Kaynak, Vergi Atölyesi
✔ Bu Konu Yargıtay Ceza genel Kurulunun 18.10.2022 Tarih, Esas : 2022/153 Karar : 2022/641 Sayılı Kararında Oy Çokluğu ile Hükme Bağlanmıştır :
Karardan alıntı :
..
✔ Vergi kanunlarına göre düzenlenen ve saklama ve ibraz mecburiyeti bulunan belgeler her iki suçun da konusunu oluşturmaktadır. Ancak uyuşmazlık konusuyla ilgisi bakımından tek bir failin sahte belge düzenleme ve sahte belge kullanma eylemlerinin ikisini de gerçekleştirdiği durumlarda düzenlenen ve kullanılan söz konusu belgelerin aynı ya da farklı olmaları failin işlediği suç sayısının belirlenmesinde önem arz etmektedir. Örneğin; failin bizzat düzenlediği sahte belgeyi, kendi mükellefiyeti yönünden vergi dairelerine sunduğu beyannamelere konu etmesi durumunun söz konusu olmadığı bir olayda, kullandığı belgelerin, başka bir sahte belge düzenleyicisi tarafından hazırlanan belgeler; düzenlediği belgelerin ise kendi mükellefiyetine ya da başka mükelleflere ait belgeleri gerçeğe aykırı olarak doldurmak suretiyle tanzim ettiği veya tamamen sahte oluşturduğu ve üçüncü şahısların kullanması için verdiği belgeler olacağı, böyle bir durumda failin düzenlediği ve kullandığı belgelerin, yani suç konularının birbirinden farklılık arz edeceği açıktır.
..
✔ VUK’un 359. maddesinde belirtilen sahte belge düzenleme ve sahte belge kullanma suçlarında failin hareketi de birbirinden farklılık arz etmektedir. Sahte belge düzenleme suçunun maddi unsurunun hareket kısmını; vergi kanunları uyarınca tutulan veya düzenlenen ve saklanma ve ibraz mecburiyeti bulunan belgelerin asıl veya suretlerinin kanuni şekle uygun olarak tamamen veya kısmen sahte olarak düzenlenmesi oluştururken, sahte belge kullanma suçunun maddi unsurunun hareket kısmını; sahte belgenin deftere kaydedilmesinden sonra dahil edildiği beyannamenin mükellef tarafından vergi dairesine verilmesi oluşturmaktadır.
..
✔ Tek bir failin her iki suçu işlediğinin iddia edilmesi durumunda, kullandığı belgelerin başka bir sahte fatura düzenleyicisi tarafından hazırlanan belgeler; düzenlediği belgelerin ise kendi mükellefiyetine ya da başka mükelleflere ait belgeleri gerçeğe aykırı olarak doldurmak suretiyle tanzim ettiği veya tamamen sahte oluşturduğu ve üçüncü şahısların kullanması için verdiği belgeler olması, böyle bir durumda da sanığın düzenlediği ve kullandığı belgelerin, yani suç konularının birbirinden farklılık arz etmesi hususları birlikte göz önünde bulundurulduğunda, somut olayda sanığın, sahte belge düzenleme ve sahte belge kullanma suçlarını birbirinden bağımsız şekilde işlediği, sanığın sahte fatura kullanma ve düzenleme suçundan ayrı ayrı cezalandırılmasının yerinde olduğu kabul edilmelidir.

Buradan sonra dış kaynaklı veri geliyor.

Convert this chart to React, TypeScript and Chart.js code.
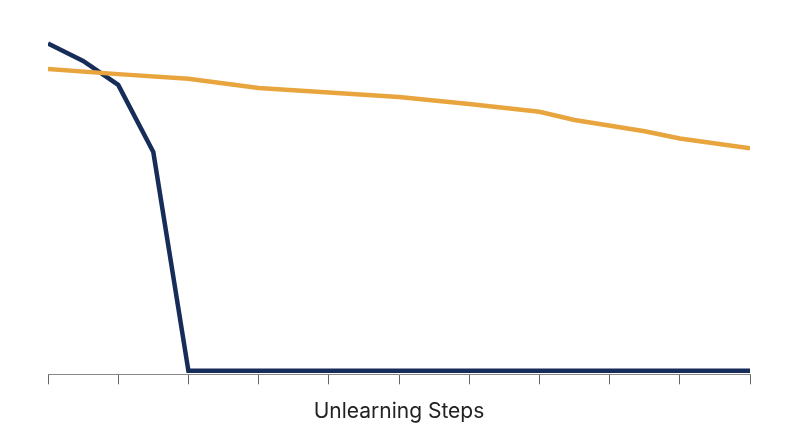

✔ …birden fazla takvim yılı veya vergilendirme dönemi içinde aynı suç işleme kararı altında işlenmesi durumunda TCK'nın 43. maddesinin uygulanacağına dair hükmün, bu aşamada değerlendirilemeyeceği, bu hususun takdiri Yerel Mahkemeye ait olmak üzere yapılacak uyarlama yargılaması kapsamında değerlendirilebileceği mümkün görülmüştür.